-- Given task --
Leaving out the pictures, retype the lines from the beginning of the listing through the line containing "const ref = useRef<HTMLDivElement>(null);".

-- Provided entries --
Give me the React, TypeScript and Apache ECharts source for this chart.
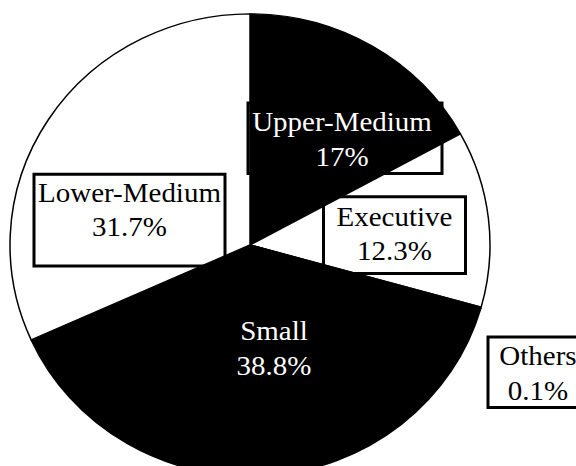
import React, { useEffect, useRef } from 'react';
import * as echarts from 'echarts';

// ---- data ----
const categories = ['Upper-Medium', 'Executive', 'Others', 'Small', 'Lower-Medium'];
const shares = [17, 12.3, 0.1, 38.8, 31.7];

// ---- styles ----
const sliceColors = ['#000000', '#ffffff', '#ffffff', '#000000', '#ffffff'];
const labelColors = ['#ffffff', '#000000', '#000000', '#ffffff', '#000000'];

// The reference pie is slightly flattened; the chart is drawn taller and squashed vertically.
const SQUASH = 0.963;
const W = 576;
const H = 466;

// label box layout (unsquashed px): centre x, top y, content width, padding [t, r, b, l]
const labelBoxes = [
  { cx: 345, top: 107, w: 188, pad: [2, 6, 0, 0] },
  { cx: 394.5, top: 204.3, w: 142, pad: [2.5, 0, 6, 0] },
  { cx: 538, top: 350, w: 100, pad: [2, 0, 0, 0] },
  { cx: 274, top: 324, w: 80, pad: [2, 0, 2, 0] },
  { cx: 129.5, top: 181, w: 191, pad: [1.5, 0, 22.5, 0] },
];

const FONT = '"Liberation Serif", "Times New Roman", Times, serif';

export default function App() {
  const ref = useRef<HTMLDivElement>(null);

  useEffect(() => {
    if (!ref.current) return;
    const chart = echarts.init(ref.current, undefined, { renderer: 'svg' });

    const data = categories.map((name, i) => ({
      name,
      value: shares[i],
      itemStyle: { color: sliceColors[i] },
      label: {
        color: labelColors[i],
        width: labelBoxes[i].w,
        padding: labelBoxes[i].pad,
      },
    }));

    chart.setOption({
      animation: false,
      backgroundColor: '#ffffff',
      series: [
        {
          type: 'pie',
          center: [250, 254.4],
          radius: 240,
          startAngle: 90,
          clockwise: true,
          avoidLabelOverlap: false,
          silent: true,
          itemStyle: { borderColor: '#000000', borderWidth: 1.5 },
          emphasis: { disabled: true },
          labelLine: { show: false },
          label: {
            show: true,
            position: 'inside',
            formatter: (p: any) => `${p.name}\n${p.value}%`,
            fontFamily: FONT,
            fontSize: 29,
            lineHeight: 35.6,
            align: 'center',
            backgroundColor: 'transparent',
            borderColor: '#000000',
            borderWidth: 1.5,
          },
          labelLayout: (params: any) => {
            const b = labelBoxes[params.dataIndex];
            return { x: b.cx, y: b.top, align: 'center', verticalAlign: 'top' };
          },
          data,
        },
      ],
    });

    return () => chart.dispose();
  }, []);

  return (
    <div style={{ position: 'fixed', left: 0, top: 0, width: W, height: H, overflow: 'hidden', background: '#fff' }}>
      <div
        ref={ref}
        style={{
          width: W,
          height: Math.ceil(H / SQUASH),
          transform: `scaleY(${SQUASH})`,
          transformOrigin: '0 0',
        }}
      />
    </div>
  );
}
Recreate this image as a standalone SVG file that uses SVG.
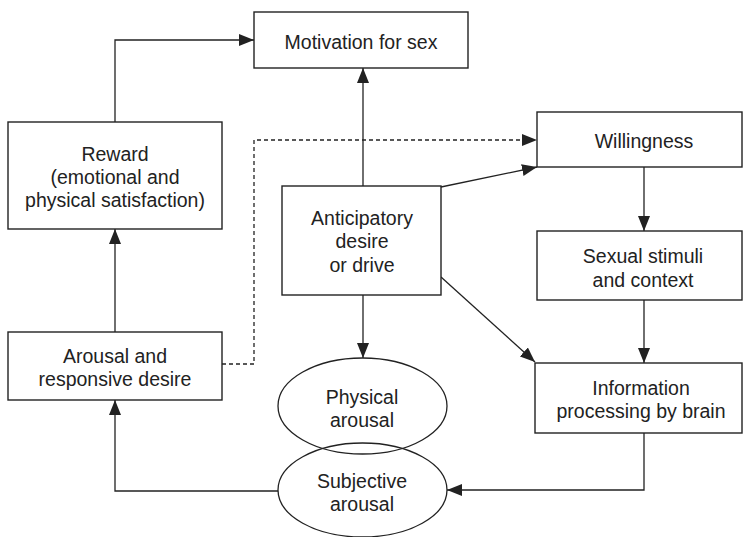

-- Exercise response --
Give me the React, TypeScript and Apache ECharts source for this chart.
import React, { useEffect, useRef } from 'react';
import * as echarts from 'echarts';

// ---- data ----
const categories = ['Upper-Medium', 'Executive', 'Others', 'Small', 'Lower-Medium'];
const shares = [17, 12.3, 0.1, 38.8, 31.7];

// ---- styles ----
const sliceColors = ['#000000', '#ffffff', '#ffffff', '#000000', '#ffffff'];
const labelColors = ['#ffffff', '#000000', '#000000', '#ffffff', '#000000'];

// The reference pie is slightly flattened; the chart is drawn taller and squashed vertically.
const SQUASH = 0.963;
const W = 576;
const H = 466;

// label box layout (unsquashed px): centre x, top y, content width, padding [t, r, b, l]
const labelBoxes = [
  { cx: 345, top: 107, w: 188, pad: [2, 6, 0, 0] },
  { cx: 394.5, top: 204.3, w: 142, pad: [2.5, 0, 6, 0] },
  { cx: 538, top: 350, w: 100, pad: [2, 0, 0, 0] },
  { cx: 274, top: 324, w: 80, pad: [2, 0, 2, 0] },
  { cx: 129.5, top: 181, w: 191, pad: [1.5, 0, 22.5, 0] },
];

const FONT = '"Liberation Serif", "Times New Roman", Times, serif';

export default function App() {
  const ref = useRef<HTMLDivElement>(null);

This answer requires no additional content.